◆ SUPPLIED RECORDS ◆
>> BEGIN

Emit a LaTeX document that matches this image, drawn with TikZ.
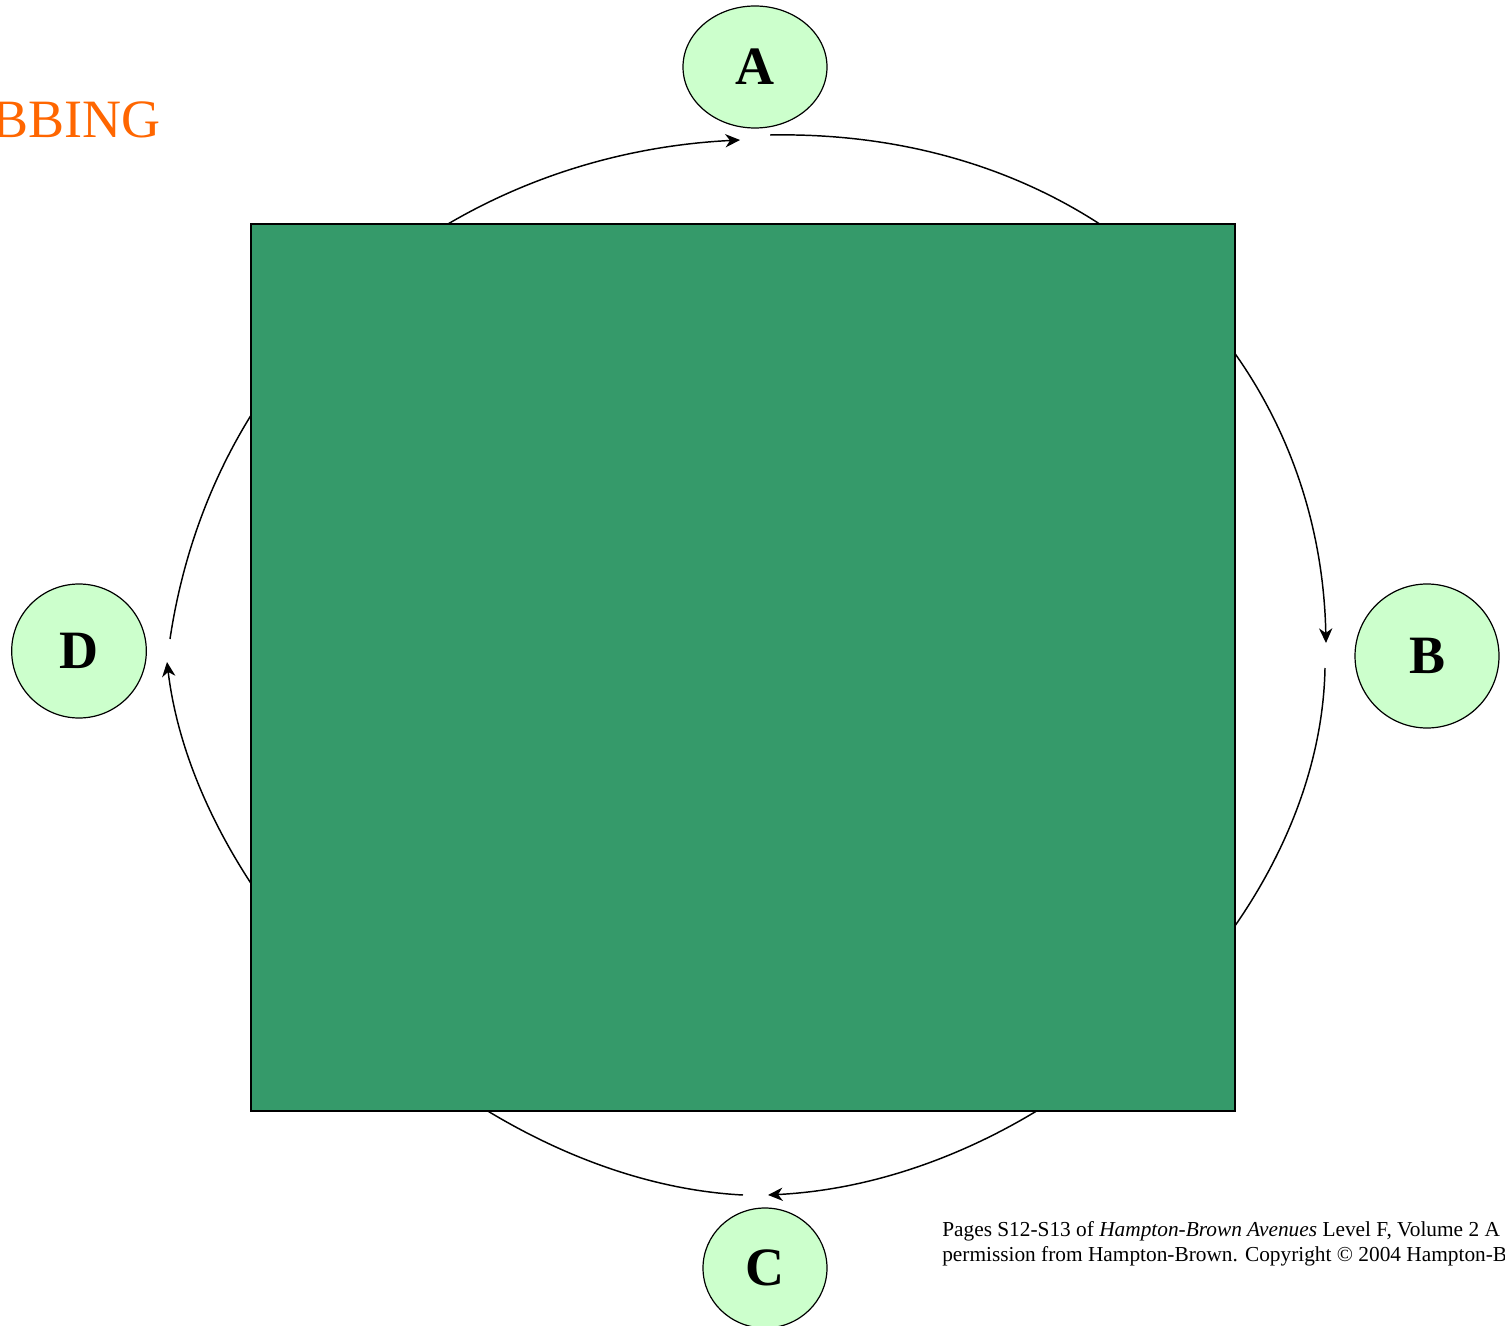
\documentclass[tikz,border=0pt]{standalone}
\usepackage{fontspec}
\setmainfont{Liberation Serif}
\usetikzlibrary{shapes.geometric, arrows.meta}
\definecolor{nodegreen}{HTML}{CCFFCC}
\definecolor{boardgreen}{HTML}{359A6A}
\definecolor{titleorange}{HTML}{FF6600}

\begin{document}
\begin{tikzpicture}[x=0.75pt, y=-0.75pt,
  stage/.style={ellipse, draw=black, line width=0.9pt, fill=nodegreen,
    inner sep=0pt, font=\fontsize{40.5}{48}\selectfont\bfseries},
  flow/.style={line width=1.1pt, -{Stealth[length=11pt, width=10pt, inset=3.5pt]}}]

  \useasboundingbox (0,0) rectangle (1505,1326);

  % Ends of the arcs, next to the stages
  \coordinate (dOut) at (170,639);
  \coordinate (aIn)  at (740,140);
  \coordinate (aOut) at (770,135);
  \coordinate (bIn)  at (1326,643);
  \coordinate (bOut) at (1325,668);
  \coordinate (cIn)  at (768,1195);
  \coordinate (cOut) at (743,1195);
  \coordinate (dIn)  at (167,662);

  % 1. arcs of the cycle, clockwise
  \draw[flow] (dOut) .. controls +(45,-300) and +(-280,14) .. (aIn);
  \draw[flow] (aOut) .. controls +(325,-6) and +(-6,-290) .. (bIn);
  \draw[flow] (bOut) .. controls +(-5,260) and +(280,-14) .. (cIn);
  \draw[flow] (cOut) .. controls +(-270,-14) and +(30,250) .. (dIn);

  % 2. board in the middle
  \filldraw[fill=boardgreen, draw=black, line width=0.9pt]
    (251,224) rectangle (1235,1111);

  % 3. stages
  \node[stage, minimum width=108pt, minimum height=91.5pt] (A) at (755,67) {A};
  \node[stage, minimum width=108pt, minimum height=108pt] (B) at (1427,656) {B};
  \node[stage, minimum width=93pt, minimum height=90pt] (C) at (765,1268) {C};
  \node[stage, minimum width=101pt, minimum height=100.5pt] (D) at (79,651) {D};

  % Title and source
  \node[anchor=base east, inner sep=0pt, text=titleorange,
        font=\fontsize{40.5}{48}\selectfont] (title) at (161,138) {BBING};
  \node[anchor=base west, align=left, inner sep=0pt,
        font=\fontsize{16}{18.75}\selectfont] (source) at (942,1261)
    {Pages S12-S13 of \textit{Hampton-Brown Avenues} Level F, Volume 2 A\\
     permission from Hampton-Brown. Copyright © 2004 Hampton-B};

\end{tikzpicture}
\end{document}
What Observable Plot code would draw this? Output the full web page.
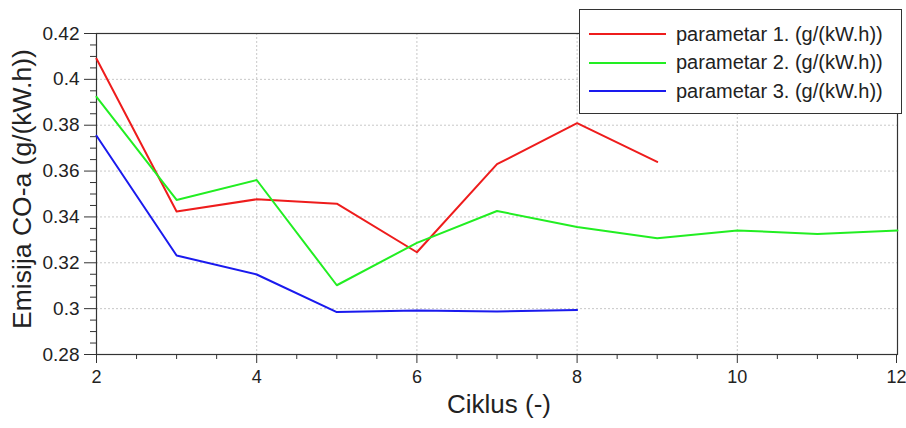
<!DOCTYPE html>
<html>
<head>
<meta charset="utf-8">
<script src="https://cdn.jsdelivr.net/npm/d3@7"></script>
<script src="https://cdn.jsdelivr.net/npm/@observablehq/plot@0.6"></script>
<style>
  body { margin: 0; background: #fff; font-family: "Liberation Sans", Arial, sans-serif; }
  #wrap { position: relative; width: 906px; height: 428px; }
  #legend { position: absolute; left: 579px; top: 9px; width: 323px; height: 105px;
    border: 1px solid #333; background: #fff; box-sizing: border-box; }
  .row { position: absolute; left: 0; height: 24px; display: flex; align-items: center; }
  .sw { width: 77px; height: 2px; margin-left: 9px; margin-right: 10px; }
  .lab { font-size: 20px; color: #222; white-space: nowrap; }
</style>
</head>
<body>
<div id="wrap"><div id="legend"></div></div>
<script>
const cycles1 = [2, 3, 4, 5, 6, 7, 8, 9];
const param1 = [0.409, 0.3424, 0.3477, 0.3458, 0.3246, 0.3630, 0.3809, 0.3640];
const cycles2 = [2, 3, 4, 5, 6, 7, 8, 9, 10, 11, 12];
const param2 = [0.3924, 0.3474, 0.3561, 0.3102, 0.3287, 0.3426, 0.3356, 0.3307, 0.3341, 0.3326, 0.3341];
const cycles3 = [2, 3, 4, 5, 6, 7, 8];
const param3 = [0.3754, 0.3232, 0.3149, 0.2985, 0.2992, 0.2988, 0.2994];
const seriesNames = ["parametar 1. (g/(kW.h))", "parametar 2. (g/(kW.h))", "parametar 3. (g/(kW.h))"];
const seriesColors = ["#ee1c1c", "#22ee22", "#1a1aee"];
const xTicks = [2, 4, 6, 8, 10, 12];
const yTicks = [0.28, 0.30, 0.32, 0.34, 0.36, 0.38, 0.40, 0.42];
const yTickLabels = ["0.28", "0.3", "0.32", "0.34", "0.36", "0.38", "0.4", "0.42"];
const xLabel = "Ciklus (-)";
const yLabel = "Emisija CO-a (g/(kW.h))";

const series = [
  cycles1.map((c, i) => ({x: c, y: param1[i], s: seriesNames[0]})),
  cycles2.map((c, i) => ({x: c, y: param2[i], s: seriesNames[1]})),
  cycles3.map((c, i) => ({x: c, y: param3[i], s: seriesNames[2]}))
];
const xMinor = d3.range(2, 12.01, 0.5).filter(v => !xTicks.includes(v));
const yMinor = d3.range(0, 29).map(i => +(0.28 + i * 0.005).toFixed(3)).filter(v => !yTicks.some(t => Math.abs(t - v) < 1e-6));
const gridStyle = {stroke: "#c8c8c8", strokeDasharray: "2,2", strokeOpacity: 1, strokeWidth: 1};
const xTickOpts = {tickSize: 9, tickPadding: 7, fontSize: 18, stroke: "#333", label: null, tickFormat: d => String(d)};

const chart = Plot.plot({
  width: 906, height: 428,
  marginLeft: 96, marginRight: 9, marginTop: 33, marginBottom: 74,
  style: {fontFamily: "Liberation Sans, Arial, sans-serif", color: "#222", background: "white"},
  x: {domain: [2, 12]},
  y: {domain: [0.28, 0.42]},
  marks: [
    Plot.gridX([4, 6, 8, 10], gridStyle),
    Plot.gridY(yTicks.slice(1, -1), gridStyle),
    Plot.frame({stroke: "#333", strokeWidth: 1.2}),
    Plot.axisX(xMinor, {tickSize: 5, text: null, stroke: "#333", label: null}),
    Plot.axisX(xTicks.slice(0, -1), xTickOpts),
    Plot.axisX(xTicks.slice(-1), {...xTickOpts, dx: -1, textAnchor: "middle"}),
    Plot.axisY(yMinor, {tickSize: 6, text: null, stroke: "#333", label: null}),
    Plot.axisY(yTicks, {tickSize: 12, tickPadding: 5, fontSize: 19, stroke: "#333", label: null,
      tickFormat: d => yTickLabels[yTicks.findIndex(t => Math.abs(t - d) < 1e-9)]}),
    ...series.map((data, i) => Plot.line(data, {x: "x", y: "y", stroke: seriesColors[i], strokeWidth: 2})),
    Plot.text([xLabel], {frameAnchor: "bottom", dy: 58, dx: 2, fontSize: 26, fill: "#222", textAnchor: "middle"}),
    Plot.text([yLabel], {frameAnchor: "left", dx: -74, dy: -5, rotate: -90, fontSize: 26.5, fill: "#222", textAnchor: "middle"})
  ]
});
document.getElementById("wrap").prepend(chart);

const legend = document.getElementById("legend");
seriesNames.forEach((name, i) => {
  const row = document.createElement("div");
  row.className = "row";
  row.style.top = (12 + i * 28.5) + "px";
  const sw = document.createElement("span");
  sw.className = "sw";
  sw.style.background = seriesColors[i];
  const lab = document.createElement("span");
  lab.className = "lab";
  lab.textContent = name;
  row.appendChild(sw);
  row.appendChild(lab);
  legend.appendChild(row);
});
</script>
</body>
</html>
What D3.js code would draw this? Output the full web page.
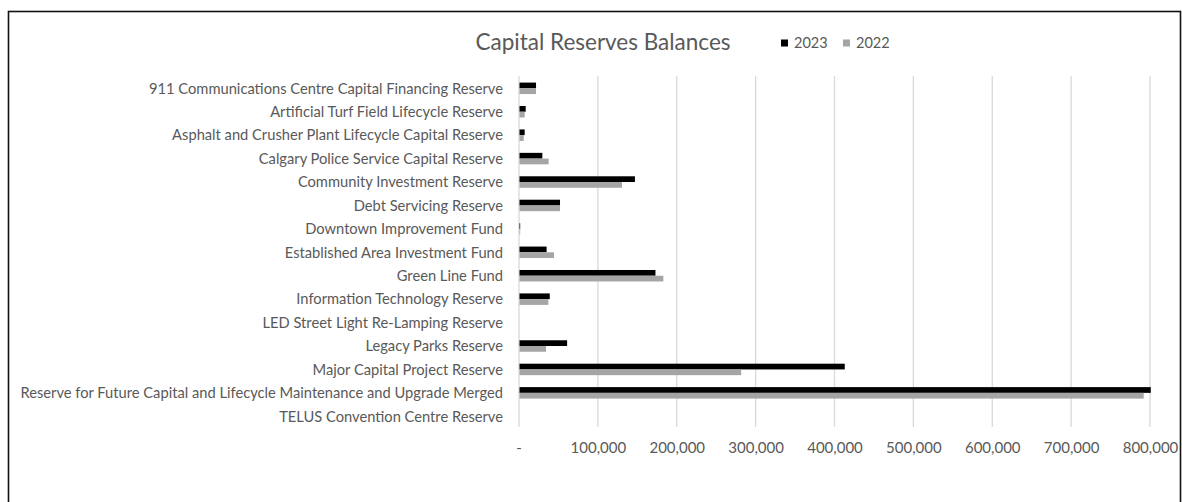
<!DOCTYPE html>
<html>
<head>
<meta charset="utf-8">
<script src="https://cdn.jsdelivr.net/npm/d3@7"></script>
<style>
  html, body { margin: 0; padding: 0; background: #fff; }
  svg { display: block; }
  text { font-family: Lato, "Open Sans", sans-serif; fill: #595959; }
</style>
</head>
<body>
<svg id="chart" width="1182" height="502"></svg>
<script>
// Reserve names, top to bottom
const categories = [
  "911 Communications Centre Capital Financing Reserve",
  "Artificial Turf Field Lifecycle Reserve",
  "Asphalt and Crusher Plant Lifecycle Capital Reserve",
  "Calgary Police Service Capital Reserve",
  "Community Investment Reserve",
  "Debt Servicing Reserve",
  "Downtown Improvement Fund",
  "Established Area Investment Fund",
  "Green Line Fund",
  "Information Technology Reserve",
  "LED Street Light Re-Lamping Reserve",
  "Legacy Parks Reserve",
  "Major Capital Project Reserve",
  "Reserve for Future Capital and Lifecycle Maintenance and Upgrade Merged",
  "TELUS Convention Centre Reserve"
];

// Balances (thousands of dollars)
const values2023 = [21600, 8500, 7200, 29600, 147000, 52000, 1500, 35000, 173000, 39000, 0, 61000, 413000, 801000, 0];
const values2022 = [21500, 7200, 6000, 37600, 130500, 52000, 1500, 44400, 183000, 37200, 0, 34300, 281700, 792000, 0];

const seriesNames = ["2023", "2022"];
const seriesColors = ["#000000", "#a5a5a5"];
const tickValues = [0, 100000, 200000, 300000, 400000, 500000, 600000, 700000, 800000];

const svg = d3.select("#chart");

// chart frame
svg.append("rect")
  .attr("x", 8.5).attr("y", 11.5)
  .attr("width", 1172).attr("height", 500)
  .attr("fill", "none").attr("stroke", "#111").attr("stroke-width", 1.6);

const x = d3.scaleLinear().domain([0, 800000]).range([519, 1150]);
const y = d3.scaleBand().domain(categories).range([76.6, 428]).paddingInner(0.51).paddingOuter(0.255);
const ySub = d3.scaleBand().domain(seriesNames).range([0, y.bandwidth()]);

// gridlines
svg.append("g")
  .selectAll("line")
  .data(tickValues)
  .join("line")
  .attr("x1", d => x(d)).attr("x2", d => x(d))
  .attr("y1", 76).attr("y2", 427)
  .attr("stroke", "#d9d9d9").attr("stroke-width", 1.3);

// x tick labels
const fmt = d3.format(",");
svg.append("g")
  .selectAll("text")
  .data(tickValues)
  .join("text")
  .attr("x", d => x(d) + (d === 0 ? 0 : 0.5))
  .attr("y", 453)
  .attr("text-anchor", "middle")
  .style("font-size", "15px")
  .text(d => d === 0 ? "-" : fmt(d));

// category labels
svg.append("g")
  .selectAll("text")
  .data(categories)
  .join("text")
  .attr("x", 503)
  .attr("y", d => y(d) + y.bandwidth() / 2)
  .attr("dy", "0.36em")
  .attr("text-anchor", "end")
  .style("font-size", "14.7px")
  .text(d => d);

// bars
const series = [values2023, values2022];
series.forEach((vals, si) => {
  svg.append("g")
    .selectAll("rect")
    .data(categories.map((c, i) => ({ c, v: vals[i] })))
    .join("rect")
    .attr("x", x(0) + 0.5)
    .attr("y", d => y(d.c) + ySub(seriesNames[si]))
    .attr("width", d => Math.max(0, x(d.v) - x(0) - 0.5))
    .attr("height", ySub.bandwidth())
    .attr("fill", seriesColors[si]);
});

// title
svg.append("text")
  .attr("x", 603).attr("y", 50)
  .attr("text-anchor", "middle")
  .style("font-size", "22.5px")
  .text("Capital Reserves Balances");

// legend
const legend = svg.append("g");
const legendX = [781, 843];
seriesNames.forEach((name, i) => {
  legend.append("rect")
    .attr("x", legendX[i]).attr("y", 39.5)
    .attr("width", 7).attr("height", 7)
    .attr("fill", seriesColors[i]);
  legend.append("text")
    .attr("x", legendX[i] + 13).attr("y", 48)
    .style("font-size", "14.5px")
    .text(name);
});
</script>
</body>
</html>
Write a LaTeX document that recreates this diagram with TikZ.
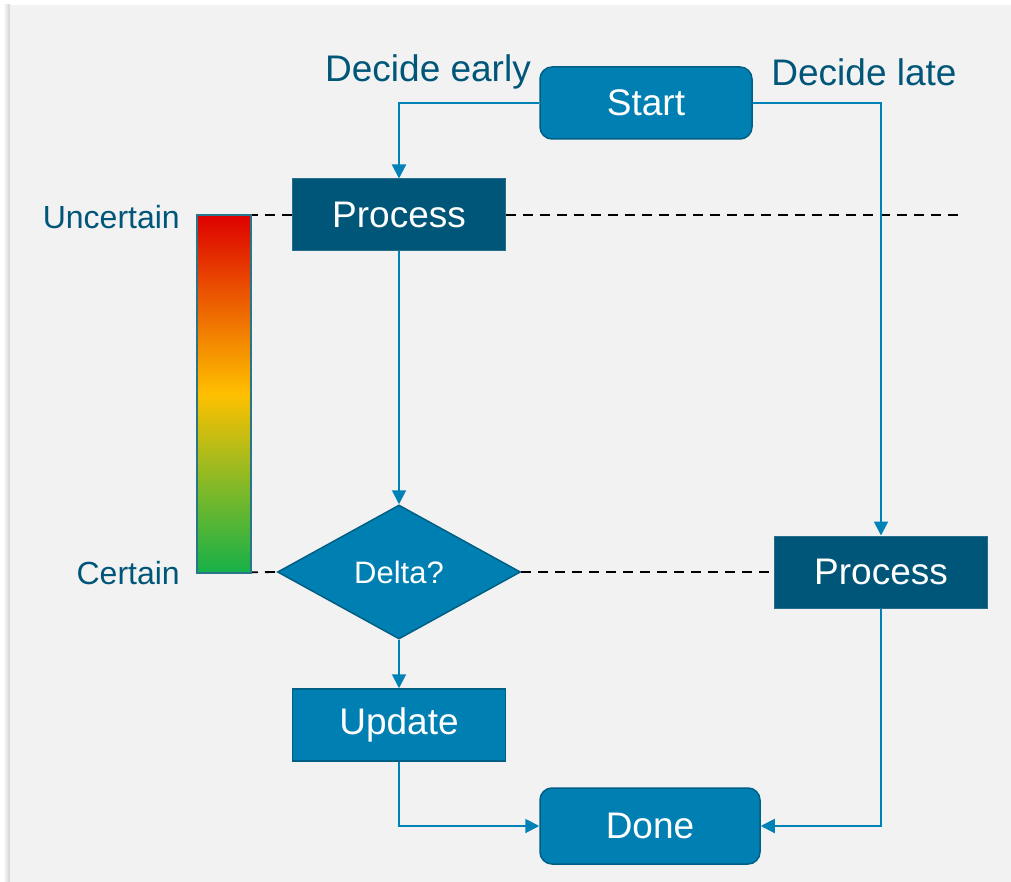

>> END

◆ WRITTEN EXERCISE ◆
Hand back the exact lines from the start of the entries to the line with "(251,224) rectangle (1235,1111);", both ends kept and pictures left out.

◆ ANSWER TO THIS PROBLEM ◆
Emit a LaTeX document that matches this image, drawn with TikZ.
\documentclass[tikz,border=0pt]{standalone}
\usepackage{fontspec}
\setmainfont{Liberation Serif}
\usetikzlibrary{shapes.geometric, arrows.meta}
\definecolor{nodegreen}{HTML}{CCFFCC}
\definecolor{boardgreen}{HTML}{359A6A}
\definecolor{titleorange}{HTML}{FF6600}

\begin{document}
\begin{tikzpicture}[x=0.75pt, y=-0.75pt,
  stage/.style={ellipse, draw=black, line width=0.9pt, fill=nodegreen,
    inner sep=0pt, font=\fontsize{40.5}{48}\selectfont\bfseries},
  flow/.style={line width=1.1pt, -{Stealth[length=11pt, width=10pt, inset=3.5pt]}}]

  \useasboundingbox (0,0) rectangle (1505,1326);

  % Ends of the arcs, next to the stages
  \coordinate (dOut) at (170,639);
  \coordinate (aIn)  at (740,140);
  \coordinate (aOut) at (770,135);
  \coordinate (bIn)  at (1326,643);
  \coordinate (bOut) at (1325,668);
  \coordinate (cIn)  at (768,1195);
  \coordinate (cOut) at (743,1195);
  \coordinate (dIn)  at (167,662);

  % 1. arcs of the cycle, clockwise
  \draw[flow] (dOut) .. controls +(45,-300) and +(-280,14) .. (aIn);
  \draw[flow] (aOut) .. controls +(325,-6) and +(-6,-290) .. (bIn);
  \draw[flow] (bOut) .. controls +(-5,260) and +(280,-14) .. (cIn);
  \draw[flow] (cOut) .. controls +(-270,-14) and +(30,250) .. (dIn);

  % 2. board in the middle
  \filldraw[fill=boardgreen, draw=black, line width=0.9pt]
    (251,224) rectangle (1235,1111);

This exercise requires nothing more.